WHAT THE EXERCISE ASKS:
Return verbatim everything from the first line through the line that contains "[37.8, 34.5, 27.5];", and stop there.
————
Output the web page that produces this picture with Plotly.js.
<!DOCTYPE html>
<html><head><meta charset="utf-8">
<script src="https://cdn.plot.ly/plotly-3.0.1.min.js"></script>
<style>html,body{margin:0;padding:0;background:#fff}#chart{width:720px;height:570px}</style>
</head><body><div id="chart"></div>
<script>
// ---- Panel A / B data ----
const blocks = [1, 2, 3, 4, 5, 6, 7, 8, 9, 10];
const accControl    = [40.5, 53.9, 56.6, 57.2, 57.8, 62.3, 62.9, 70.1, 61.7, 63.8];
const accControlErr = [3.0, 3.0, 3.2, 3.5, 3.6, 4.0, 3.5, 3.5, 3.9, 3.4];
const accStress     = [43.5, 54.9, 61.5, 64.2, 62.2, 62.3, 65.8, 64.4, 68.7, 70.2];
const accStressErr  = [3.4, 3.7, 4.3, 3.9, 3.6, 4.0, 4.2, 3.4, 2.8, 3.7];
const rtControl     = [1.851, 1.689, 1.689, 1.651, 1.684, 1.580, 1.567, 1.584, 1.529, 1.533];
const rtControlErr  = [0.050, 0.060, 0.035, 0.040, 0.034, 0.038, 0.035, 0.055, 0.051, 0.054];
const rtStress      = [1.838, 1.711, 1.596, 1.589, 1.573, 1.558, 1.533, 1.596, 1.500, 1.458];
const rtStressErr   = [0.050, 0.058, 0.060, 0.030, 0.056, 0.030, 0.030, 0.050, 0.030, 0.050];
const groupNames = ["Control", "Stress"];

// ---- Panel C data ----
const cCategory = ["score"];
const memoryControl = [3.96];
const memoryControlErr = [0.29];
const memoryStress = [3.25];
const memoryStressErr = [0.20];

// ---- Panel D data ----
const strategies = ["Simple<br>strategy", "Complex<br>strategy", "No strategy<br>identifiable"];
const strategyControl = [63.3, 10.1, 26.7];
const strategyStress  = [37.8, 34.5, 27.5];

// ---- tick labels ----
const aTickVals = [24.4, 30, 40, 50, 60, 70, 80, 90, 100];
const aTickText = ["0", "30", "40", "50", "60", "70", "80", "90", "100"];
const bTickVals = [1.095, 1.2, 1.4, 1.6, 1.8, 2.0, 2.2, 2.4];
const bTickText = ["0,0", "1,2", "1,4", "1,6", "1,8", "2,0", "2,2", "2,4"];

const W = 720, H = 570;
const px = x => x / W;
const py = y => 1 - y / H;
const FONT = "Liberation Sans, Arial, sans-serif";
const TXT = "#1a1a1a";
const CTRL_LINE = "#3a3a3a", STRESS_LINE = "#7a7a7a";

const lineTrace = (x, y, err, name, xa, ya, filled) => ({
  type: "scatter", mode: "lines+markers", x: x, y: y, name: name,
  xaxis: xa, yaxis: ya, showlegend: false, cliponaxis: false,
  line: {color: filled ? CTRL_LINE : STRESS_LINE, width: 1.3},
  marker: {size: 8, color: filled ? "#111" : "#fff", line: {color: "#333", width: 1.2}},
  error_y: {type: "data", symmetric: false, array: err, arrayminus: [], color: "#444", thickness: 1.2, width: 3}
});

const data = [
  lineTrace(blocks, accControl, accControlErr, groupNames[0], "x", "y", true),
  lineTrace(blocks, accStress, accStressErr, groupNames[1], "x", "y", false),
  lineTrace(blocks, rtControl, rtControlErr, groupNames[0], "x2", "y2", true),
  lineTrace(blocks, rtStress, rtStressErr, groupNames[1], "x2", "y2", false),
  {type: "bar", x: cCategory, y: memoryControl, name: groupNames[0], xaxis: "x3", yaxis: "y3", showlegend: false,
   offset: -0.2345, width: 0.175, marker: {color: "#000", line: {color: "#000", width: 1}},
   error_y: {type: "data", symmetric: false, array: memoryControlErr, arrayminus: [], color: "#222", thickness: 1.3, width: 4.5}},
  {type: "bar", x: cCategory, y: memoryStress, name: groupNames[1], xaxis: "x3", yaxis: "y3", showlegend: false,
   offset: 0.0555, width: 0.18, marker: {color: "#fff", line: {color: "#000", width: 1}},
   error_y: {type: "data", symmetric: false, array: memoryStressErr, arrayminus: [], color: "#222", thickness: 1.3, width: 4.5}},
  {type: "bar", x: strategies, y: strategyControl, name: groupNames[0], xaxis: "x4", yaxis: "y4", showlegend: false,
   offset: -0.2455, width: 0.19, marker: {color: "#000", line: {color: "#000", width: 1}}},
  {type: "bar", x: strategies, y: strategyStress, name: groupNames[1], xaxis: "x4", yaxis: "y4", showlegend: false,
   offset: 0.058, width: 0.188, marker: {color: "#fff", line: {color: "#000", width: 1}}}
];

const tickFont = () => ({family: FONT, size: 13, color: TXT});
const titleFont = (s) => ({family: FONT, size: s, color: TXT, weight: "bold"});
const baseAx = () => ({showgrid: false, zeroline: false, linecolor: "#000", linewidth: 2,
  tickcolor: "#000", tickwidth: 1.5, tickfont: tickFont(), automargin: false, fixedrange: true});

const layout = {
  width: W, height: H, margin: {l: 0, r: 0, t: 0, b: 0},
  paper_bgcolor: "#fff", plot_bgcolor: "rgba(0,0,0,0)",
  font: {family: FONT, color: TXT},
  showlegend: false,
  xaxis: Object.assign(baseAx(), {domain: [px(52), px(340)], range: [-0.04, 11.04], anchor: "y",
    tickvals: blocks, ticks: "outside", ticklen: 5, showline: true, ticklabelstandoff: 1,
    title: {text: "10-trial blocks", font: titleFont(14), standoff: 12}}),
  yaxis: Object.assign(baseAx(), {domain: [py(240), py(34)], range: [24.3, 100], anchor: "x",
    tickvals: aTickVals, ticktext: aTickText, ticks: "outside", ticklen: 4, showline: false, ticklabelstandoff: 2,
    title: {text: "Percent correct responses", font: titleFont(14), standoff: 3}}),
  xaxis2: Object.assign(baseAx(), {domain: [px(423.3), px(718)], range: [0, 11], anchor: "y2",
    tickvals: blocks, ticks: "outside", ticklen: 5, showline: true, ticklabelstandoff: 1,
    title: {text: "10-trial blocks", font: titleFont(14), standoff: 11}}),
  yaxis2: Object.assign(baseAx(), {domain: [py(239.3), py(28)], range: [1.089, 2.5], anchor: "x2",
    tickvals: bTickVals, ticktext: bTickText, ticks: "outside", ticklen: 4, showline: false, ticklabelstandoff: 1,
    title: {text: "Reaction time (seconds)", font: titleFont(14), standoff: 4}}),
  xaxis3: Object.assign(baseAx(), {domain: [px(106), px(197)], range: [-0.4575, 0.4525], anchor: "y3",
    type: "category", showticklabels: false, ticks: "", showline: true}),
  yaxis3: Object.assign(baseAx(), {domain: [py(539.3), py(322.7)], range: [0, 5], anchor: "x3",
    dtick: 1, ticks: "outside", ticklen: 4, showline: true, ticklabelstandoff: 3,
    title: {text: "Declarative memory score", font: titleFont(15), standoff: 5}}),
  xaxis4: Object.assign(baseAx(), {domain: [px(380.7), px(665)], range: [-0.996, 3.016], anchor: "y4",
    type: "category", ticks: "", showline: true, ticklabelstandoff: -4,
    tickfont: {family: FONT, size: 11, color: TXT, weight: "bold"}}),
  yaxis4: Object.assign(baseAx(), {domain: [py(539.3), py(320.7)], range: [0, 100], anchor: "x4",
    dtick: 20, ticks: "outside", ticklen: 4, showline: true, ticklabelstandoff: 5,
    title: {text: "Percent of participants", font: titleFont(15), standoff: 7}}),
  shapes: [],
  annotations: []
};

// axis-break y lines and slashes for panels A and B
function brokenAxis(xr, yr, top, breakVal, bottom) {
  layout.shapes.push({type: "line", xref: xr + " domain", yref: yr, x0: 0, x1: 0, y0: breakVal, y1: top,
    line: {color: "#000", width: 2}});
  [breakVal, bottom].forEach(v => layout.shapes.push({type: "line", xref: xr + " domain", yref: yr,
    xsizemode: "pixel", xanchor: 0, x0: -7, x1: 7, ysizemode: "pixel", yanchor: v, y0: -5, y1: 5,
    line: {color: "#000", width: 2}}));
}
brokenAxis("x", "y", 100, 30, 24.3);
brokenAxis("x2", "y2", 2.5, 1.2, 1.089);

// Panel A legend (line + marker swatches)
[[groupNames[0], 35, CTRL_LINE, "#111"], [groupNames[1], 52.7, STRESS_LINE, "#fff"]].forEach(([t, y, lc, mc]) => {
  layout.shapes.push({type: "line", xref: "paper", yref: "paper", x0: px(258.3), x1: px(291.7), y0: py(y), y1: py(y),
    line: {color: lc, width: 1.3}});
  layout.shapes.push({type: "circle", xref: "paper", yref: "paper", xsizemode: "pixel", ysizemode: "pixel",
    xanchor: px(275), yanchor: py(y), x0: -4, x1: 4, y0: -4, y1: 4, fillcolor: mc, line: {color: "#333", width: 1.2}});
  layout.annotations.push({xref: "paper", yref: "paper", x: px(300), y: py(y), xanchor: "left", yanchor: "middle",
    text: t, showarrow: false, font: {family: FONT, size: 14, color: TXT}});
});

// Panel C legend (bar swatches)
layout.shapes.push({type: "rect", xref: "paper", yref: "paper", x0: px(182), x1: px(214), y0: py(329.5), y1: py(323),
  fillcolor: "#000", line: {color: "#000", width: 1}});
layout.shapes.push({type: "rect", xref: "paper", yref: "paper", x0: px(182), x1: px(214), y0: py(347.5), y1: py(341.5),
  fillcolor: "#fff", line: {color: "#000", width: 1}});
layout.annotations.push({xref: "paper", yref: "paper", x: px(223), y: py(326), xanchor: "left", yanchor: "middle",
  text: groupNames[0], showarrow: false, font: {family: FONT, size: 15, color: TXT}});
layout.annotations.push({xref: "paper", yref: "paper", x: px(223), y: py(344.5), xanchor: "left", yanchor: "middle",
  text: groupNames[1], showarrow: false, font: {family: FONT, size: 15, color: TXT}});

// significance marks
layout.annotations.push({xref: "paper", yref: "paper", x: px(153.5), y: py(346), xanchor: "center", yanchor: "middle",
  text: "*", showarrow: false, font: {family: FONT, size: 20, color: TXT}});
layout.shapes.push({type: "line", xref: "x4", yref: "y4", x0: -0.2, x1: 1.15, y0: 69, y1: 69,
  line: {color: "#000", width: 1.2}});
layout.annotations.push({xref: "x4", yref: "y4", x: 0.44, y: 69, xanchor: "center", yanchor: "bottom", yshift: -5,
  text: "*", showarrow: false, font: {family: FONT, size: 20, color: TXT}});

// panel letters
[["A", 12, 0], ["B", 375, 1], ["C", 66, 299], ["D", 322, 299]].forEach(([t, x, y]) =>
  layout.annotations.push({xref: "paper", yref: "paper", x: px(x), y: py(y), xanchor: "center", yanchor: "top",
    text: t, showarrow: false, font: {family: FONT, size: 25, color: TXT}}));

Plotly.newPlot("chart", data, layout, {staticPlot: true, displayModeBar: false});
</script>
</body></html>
————
EXPECTED OUTPUT:
Output the web page that produces this picture with Plotly.js.
<!DOCTYPE html>
<html><head><meta charset="utf-8">
<script src="https://cdn.plot.ly/plotly-3.0.1.min.js"></script>
<style>html,body{margin:0;padding:0;background:#fff}#chart{width:720px;height:570px}</style>
</head><body><div id="chart"></div>
<script>
// ---- Panel A / B data ----
const blocks = [1, 2, 3, 4, 5, 6, 7, 8, 9, 10];
const accControl    = [40.5, 53.9, 56.6, 57.2, 57.8, 62.3, 62.9, 70.1, 61.7, 63.8];
const accControlErr = [3.0, 3.0, 3.2, 3.5, 3.6, 4.0, 3.5, 3.5, 3.9, 3.4];
const accStress     = [43.5, 54.9, 61.5, 64.2, 62.2, 62.3, 65.8, 64.4, 68.7, 70.2];
const accStressErr  = [3.4, 3.7, 4.3, 3.9, 3.6, 4.0, 4.2, 3.4, 2.8, 3.7];
const rtControl     = [1.851, 1.689, 1.689, 1.651, 1.684, 1.580, 1.567, 1.584, 1.529, 1.533];
const rtControlErr  = [0.050, 0.060, 0.035, 0.040, 0.034, 0.038, 0.035, 0.055, 0.051, 0.054];
const rtStress      = [1.838, 1.711, 1.596, 1.589, 1.573, 1.558, 1.533, 1.596, 1.500, 1.458];
const rtStressErr   = [0.050, 0.058, 0.060, 0.030, 0.056, 0.030, 0.030, 0.050, 0.030, 0.050];
const groupNames = ["Control", "Stress"];

// ---- Panel C data ----
const cCategory = ["score"];
const memoryControl = [3.96];
const memoryControlErr = [0.29];
const memoryStress = [3.25];
const memoryStressErr = [0.20];

// ---- Panel D data ----
const strategies = ["Simple<br>strategy", "Complex<br>strategy", "No strategy<br>identifiable"];
const strategyControl = [63.3, 10.1, 26.7];
const strategyStress  = [37.8, 34.5, 27.5];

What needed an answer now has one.